En cuanto a la parte de Internet, la muestra se estructura a través de tres grandes señalizadores con preguntas -¿Qué es lo que vemos? ¿Qué es lo que queremos ver? ¿Qué es lo que nos dejan ver?- que aluden a la navegación por la Red.

“¿Dónde podemos crear libremente en Internet?”, se pregunta Soto. “Eso solo es posible en la dark web y aun así allí también existe cierto control. El problema es que los estados terminan legislando sobre lo alegal, lo traen al mundo real y lo transforman en ilegal”, dice sobre el tercer y último apartado de la exposición.

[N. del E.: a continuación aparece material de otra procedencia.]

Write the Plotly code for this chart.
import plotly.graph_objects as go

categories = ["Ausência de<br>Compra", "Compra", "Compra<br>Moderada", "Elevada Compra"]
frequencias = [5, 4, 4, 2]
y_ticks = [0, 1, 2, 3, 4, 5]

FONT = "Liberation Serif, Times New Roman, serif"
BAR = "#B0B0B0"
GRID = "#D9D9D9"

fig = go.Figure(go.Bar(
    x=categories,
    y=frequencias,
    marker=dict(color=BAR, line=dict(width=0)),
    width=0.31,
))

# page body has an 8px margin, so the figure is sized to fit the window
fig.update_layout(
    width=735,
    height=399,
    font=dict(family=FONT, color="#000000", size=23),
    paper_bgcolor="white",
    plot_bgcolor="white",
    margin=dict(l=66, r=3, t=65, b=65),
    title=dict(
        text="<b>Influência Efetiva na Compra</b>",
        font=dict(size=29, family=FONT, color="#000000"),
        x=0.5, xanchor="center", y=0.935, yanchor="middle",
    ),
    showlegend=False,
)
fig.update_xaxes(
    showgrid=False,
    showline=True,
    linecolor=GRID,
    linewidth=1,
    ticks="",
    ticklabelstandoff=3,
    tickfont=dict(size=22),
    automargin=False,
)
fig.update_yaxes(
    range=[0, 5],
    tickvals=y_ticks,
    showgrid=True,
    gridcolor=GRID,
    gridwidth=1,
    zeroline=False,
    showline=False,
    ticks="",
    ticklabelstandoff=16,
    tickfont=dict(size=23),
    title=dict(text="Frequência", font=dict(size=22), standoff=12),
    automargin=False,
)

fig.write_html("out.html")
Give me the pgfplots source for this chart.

“El software libre es importante para que haya transparencia en lo que hacemos. Todos deberíamos entenderlo para poder modificarlo. Es el usuario quien debe controlar a la técnica, no la técnica al ciudadano”, reivindica la artista. “Costó muchos siglos conseguir una libertad de creación y crear leyes que velaran por los creadores y pensadores, pero en la actualidad es difícil mantener estas leyes y siempre debemos estar a la defensiva”, se lamenta.

La exhibición se constituye como una demostración de la función adoctrinadora de las obras de arte y cómo presentaban la intermediación divina de todas las ciencias, algo que el espectador contemporáneo suele ignorar, pues valora exclusivamente la relevancia de una obra de arte en función de criterios plásticos y estéticos.